Still, the Lemmas’ financial situation did cause conflict. After the girls were adopted the Bradshaws began to receive letters from Debissa, asking for financial assistance. They had received his bank routing number previously, when the adoption was finalized, seemingly an indication that he had been told financial support would be forthcoming. Aynelum allows that on one occasion her father had written to the Bradshaws that he was facing government downsizing and asked for financial support, as his children weren’t coming back. At the time, she recalls, the Bradshaws responded strongly, explaining that wasn’t what adoption is about.

Today, Katie Bradshaw said she no longer finds the requests insulting but rather proof that the family was misled. “I think it’s not that he was so desperate that he couldn’t provide. But here came CWA, harvesting kids, and offering this promise of America. They were telling him the girls will be able to go to college and send money back and take care of the whole family, and the people in America will help you. I believe in his mind, it was this amazing opportunity.”

On the American side, she added, “I think the damage from harvesting is so much greater than the help that’s happening. The degree of damage this does to these kids is so severe. There’s this mindset that life in America will be better and that they will be happy. But the truth is that nothing replaces family. And their family is in Ethiopia.”

“WE CAN’T COMPARE
first world families with third world families,” Stephne Bowers told me in June 2011. Bowers was then CWA’s local associate in Sodo, running three Children’s Cross Connection (CCC) orphanages in the SNNPR and living across town from the Lemmas’ home in a cottage on the grounds of the Sodo Christian Hospital. She explained that although she cries over the mothers who come to relinquish their babies, her Ethiopian staff assures her the mothers are too broken by poverty to care. “It’s not as we understand families,” Bowers assured me.

A midforties blonde from South Africa who had lived for years in Zimbabwe, Bowers came to Sodo when her American husband, Harry, was stationed as a medical missionary at in Sodo. Like Michelle Gardner, Bowers and her husband were adoptive parents who had used CWA for their own adoptions from Russia years before. A few short weeks after they arrived in Ethiopia, they spoke with CWA’s founders, Robert and Tomilee Harding, and Stephne agreed to oversee their local orphanages, building bridges between CCC’s orphanages, CWA, and the local government and community.

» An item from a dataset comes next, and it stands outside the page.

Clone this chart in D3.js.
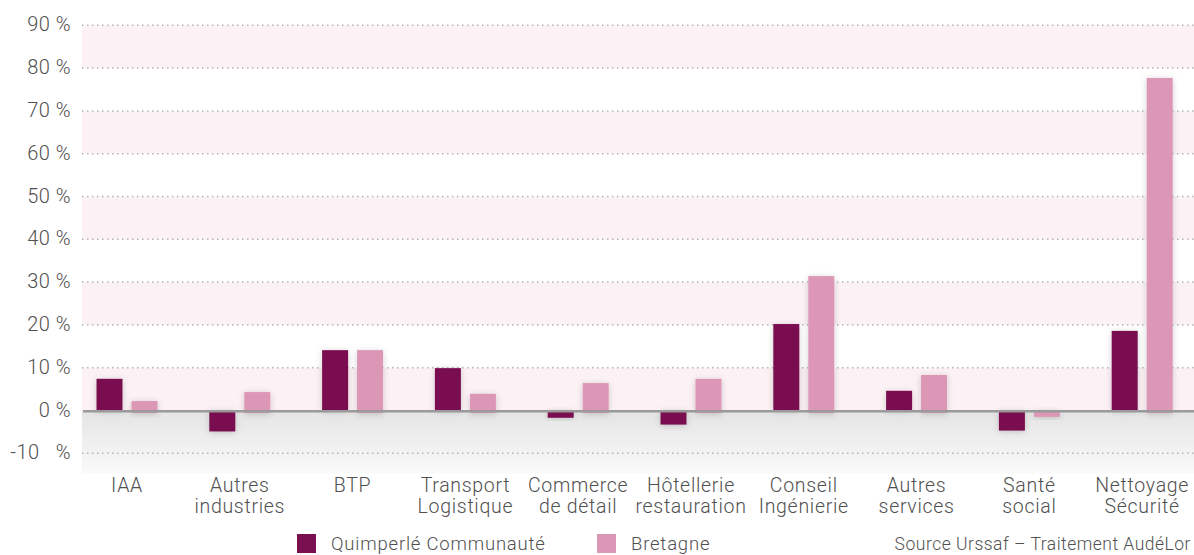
<!DOCTYPE html>
<html>
<head>
<meta charset="utf-8">
<script src="https://cdn.jsdelivr.net/npm/d3@7"></script>
<style>
  html, body { margin: 0; padding: 0; background: #fff; }
  svg { display: block; font-family: Roboto, "Noto Sans", sans-serif; font-weight: 300; }
</style>
</head>
<body>
<svg id="chart" width="1194" height="555"></svg>
<script>
// ---- Data ----
const categories = ["IAA", "Autres\nindustries", "BTP", "Transport\nLogistique", "Commerce\nde détail",
  "Hôtellerie\nrestauration", "Conseil\nIngénierie", "Autres\nservices", "Santé\nsocial", "Nettoyage\nSécurité"];
const seriesNames = ["Quimperlé Communauté", "Bretagne"];
const quimperle = [7.4, -4.9, 14.1, 9.9, -1.7, -3.3, 20.2, 4.6, -4.7, 18.6];
const bretagne = [2.2, 4.3, 14.1, 3.9, 6.4, 7.4, 31.4, 8.3, -0.9, 77.7];
const yTicks = [90, 80, 70, 60, 50, 40, 30, 20, 10, 0, -10];
const yTickLabels = ["90 %", "80 %", "70 %", "60 %", "50 %", "40 %", "30 %", "20 %", "10 %", "0 %", "-10\u00a0\u00a0\u00a0%"];
const sourceText = "Source Urssaf – Traitement AudéLor";

// ---- Layout ----
const colors = ["#7a1050", "#dc96b6"];
const textColor = "#505050";
const plotLeft = 82, plotRight = 1194;
const svg = d3.select("#chart");

const y = d3.scaleLinear().domain([-10, 90]).range([453.3, 25.3]);
const x = d3.scaleBand().domain(categories).range([70.6, 1198.6]).paddingInner(0).paddingOuter(0);
const xs = d3.scaleBand().domain(seriesNames).range([-30.5, 30.5]).paddingInner(0.2571).paddingOuter(0);

const defs = svg.append("defs");
const grad = defs.append("linearGradient").attr("id", "neg").attr("x1", 0).attr("y1", 0).attr("x2", 0).attr("y2", 1);
grad.append("stop").attr("offset", "0%").attr("stop-color", "#e4e4e4");
grad.append("stop").attr("offset", "100%").attr("stop-color", "#fafafa");
const f = defs.append("filter").attr("id", "shadow").attr("x", "-40%").attr("y", "-40%").attr("width", "180%").attr("height", "180%");
f.append("feDropShadow").attr("dx", 0).attr("dy", 1).attr("stdDeviation", 3)
  .attr("flood-color", "#000").attr("flood-opacity", 0.18);

// pink bands
const bandStarts = [90, 70, 50, 30, 10];
svg.append("g").selectAll("rect").data(bandStarts).join("rect")
  .attr("x", plotLeft).attr("width", plotRight - plotLeft)
  .attr("y", d => y(d)).attr("height", d => y(d - 10) - y(d))
  .attr("fill", "#fcf1f5");

// negative area gradient
svg.append("rect").attr("x", plotLeft).attr("width", plotRight - plotLeft)
  .attr("y", y(0)).attr("height", y(-14.7) - y(0)).attr("fill", "url(#neg)");

// gridlines
svg.append("g").selectAll("line").data(yTicks.filter(d => d !== 0)).join("line")
  .attr("x1", plotLeft).attr("x2", plotRight)
  .attr("y1", d => y(d)).attr("y2", d => y(d))
  .attr("stroke", "#b5b5b5").attr("stroke-width", 1.5).attr("stroke-dasharray", "1.5,3.5");

// y tick labels
svg.append("g").selectAll("text").data(yTicks).join("text")
  .attr("x", 71).attr("y", d => y(d)).attr("dy", "0.3em")
  .attr("text-anchor", "end").attr("font-size", 20).attr("letter-spacing", 0.5).attr("fill", textColor)
  .text((d, i) => yTickLabels[i]);

// bars
const series = [quimperle, bretagne];
const gBars = svg.append("g");
series.forEach((vals, si) => {
  const ext = si === 1 ? 2.5 : 0;
  gBars.append("g").selectAll("rect").data(vals).join("rect")
    .attr("x", (d, i) => x(categories[i]) + x.bandwidth() / 2 + xs(seriesNames[si]))
    .attr("width", xs.bandwidth())
    .attr("y", d => Math.min(y(d), y(0)))
    .attr("height", d => Math.abs(y(d) - y(0)) + ext)
    .attr("fill", colors[si])
    .attr("filter", "url(#shadow)");
});

// zero line
svg.append("line").attr("x1", plotLeft + 1).attr("x2", plotRight)
  .attr("y1", y(0) + 0.8).attr("y2", y(0) + 0.8)
  .attr("stroke", "#9a9a9a").attr("stroke-width", 2.4);

// category labels
const gx = svg.append("g");
categories.forEach(c => {
  const cx = x(c) + x.bandwidth() / 2;
  const t = gx.append("text").attr("text-anchor", "middle").attr("font-size", 19.5)
    .attr("letter-spacing", 0.7).attr("fill", textColor)
    .attr("x", cx).attr("y", 492);
  c.split("\n").forEach((line, li) => {
    t.append("tspan").attr("x", cx).attr("dy", li === 0 ? 0 : 21).text(line);
  });
});

// legend
const legendX = [297, 597];
const lg = svg.append("g");
seriesNames.forEach((n, i) => {
  lg.append("rect").attr("x", legendX[i]).attr("y", 534).attr("width", 19).attr("height", 19).attr("fill", colors[i]);
  lg.append("text").attr("x", legendX[i] + 34).attr("y", 550).attr("font-size", 18.5)
    .attr("letter-spacing", 0.8).attr("fill", textColor).text(n);
});
svg.append("text").attr("x", 1191).attr("y", 550).attr("text-anchor", "end")
  .attr("font-size", 17.5).attr("letter-spacing", 0.5).attr("fill", textColor).text(sourceText);
</script>
</body>
</html>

She also helped with CWA’s PR work, appearing in a 2009 online video with Tomilee Harding to address adoptive parents’ complaints that the stories their children told them after they came to the United States were different from the background information CWA had supplied. “We must understand that when children are on that side and on that continent, they are busy surviving,” Bowers told a nodding Harding. “They are going to withhold things and hide things that will give them the best opportunities, because that is what you do when you survive, to live, just to stay alive.” It’s not until children get to the warmth and unconditional love of their adoptive parents’ home that they open up and tell different stories, Bowers continued.

“And that’s when our phone starts ringing,” Harding chimed in. Bowers went on to discount children’s claims of having surviving family by arguing that Ethiopians call everyone “brother” and “mother” and that CWA and CCC will nonetheless “triple check, quadruple check” family backgrounds. However, in the same video conversation she also said it was sometimes too dangerous for CWA staff to verify facts about children from rural villages, where “They’re not used to white faces.”